Omit all images. Write out the rest of the material exactly.
═══ Raw data ═══
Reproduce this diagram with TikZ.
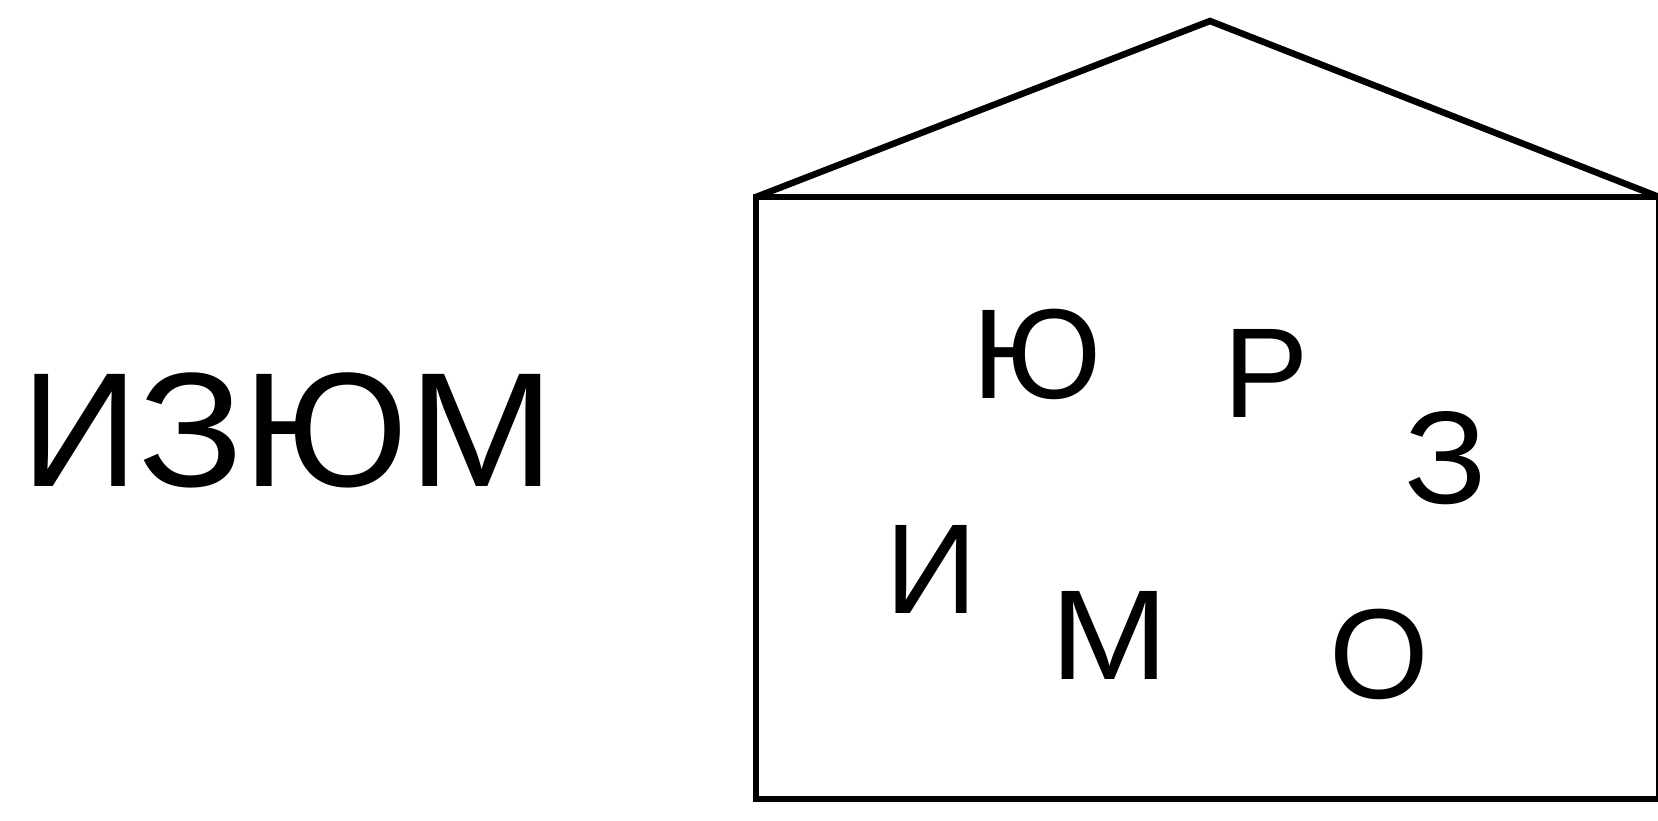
\documentclass[tikz,border=0pt]{standalone}
\usepackage{fontspec}
\setmainfont{Liberation Sans}
\begin{document}
\begin{tikzpicture}[x=1pt,y=-1pt,
  wall/.style={line width=6.5pt,line join=miter},
  bigword/.style={inner sep=0pt,anchor=base,font=\fontsize{163}{163}\selectfont},
  letter/.style={inner sep=0pt,anchor=base,font=\fontsize{128}{128}\selectfont}]
\useasboundingbox (0,0) rectangle (1658,821);
\coordinate (bl) at (756,799);
\coordinate (tl) at (756,197);
\coordinate (tr) at (1659,197);
\coordinate (br) at (1659,799);
\coordinate (apex) at (1210,21);
\draw[wall] (tl) -- (apex) -- (tr);
\draw[wall] (tl) -- (tr) -- (br) -- (bl) -- cycle;
\node[bigword] (word) at (288,486) {И\scalebox{1.07}[1]{З}Ю\scalebox{1.08}[1]{М}};
\node[letter] (yu) at (1037,398) {Ю};
\node[letter] (er) at (1266,417) {Р};
\node[letter] (ze) at (1446,503) {\scalebox{1.07}[1.03]{З}};
\node[letter] (i) at (931,613) {И};
\node[letter] (em) at (1110,679) {\scalebox{1.11}[1]{М}};
\node[letter] (o) at (1379,698) {О};
\end{tikzpicture}
\end{document}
═══
**The response:**
Reproduce this diagram with TikZ.
\documentclass[tikz,border=0pt]{standalone}
\usepackage{fontspec}
\setmainfont{Liberation Sans}
\begin{document}
\begin{tikzpicture}[x=1pt,y=-1pt,
  wall/.style={line width=6.5pt,line join=miter},
  bigword/.style={inner sep=0pt,anchor=base,font=\fontsize{163}{163}\selectfont},
  letter/.style={inner sep=0pt,anchor=base,font=\fontsize{128}{128}\selectfont}]
\useasboundingbox (0,0) rectangle (1658,821);
\coordinate (bl) at (756,799);
\coordinate (tl) at (756,197);
\coordinate (tr) at (1659,197);
\coordinate (br) at (1659,799);
\coordinate (apex) at (1210,21);
\draw[wall] (tl) -- (apex) -- (tr);
\draw[wall] (tl) -- (tr) -- (br) -- (bl) -- cycle;
\node[bigword] (word) at (288,486) {И\scalebox{1.07}[1]{З}Ю\scalebox{1.08}[1]{М}};
\node[letter] (yu) at (1037,398) {Ю};
\node[letter] (er) at (1266,417) {Р};
\node[letter] (ze) at (1446,503) {\scalebox{1.07}[1.03]{З}};
\node[letter] (i) at (931,613) {И};
\node[letter] (em) at (1110,679) {\scalebox{1.11}[1]{М}};
\node[letter] (o) at (1379,698) {О};
\end{tikzpicture}
\end{document}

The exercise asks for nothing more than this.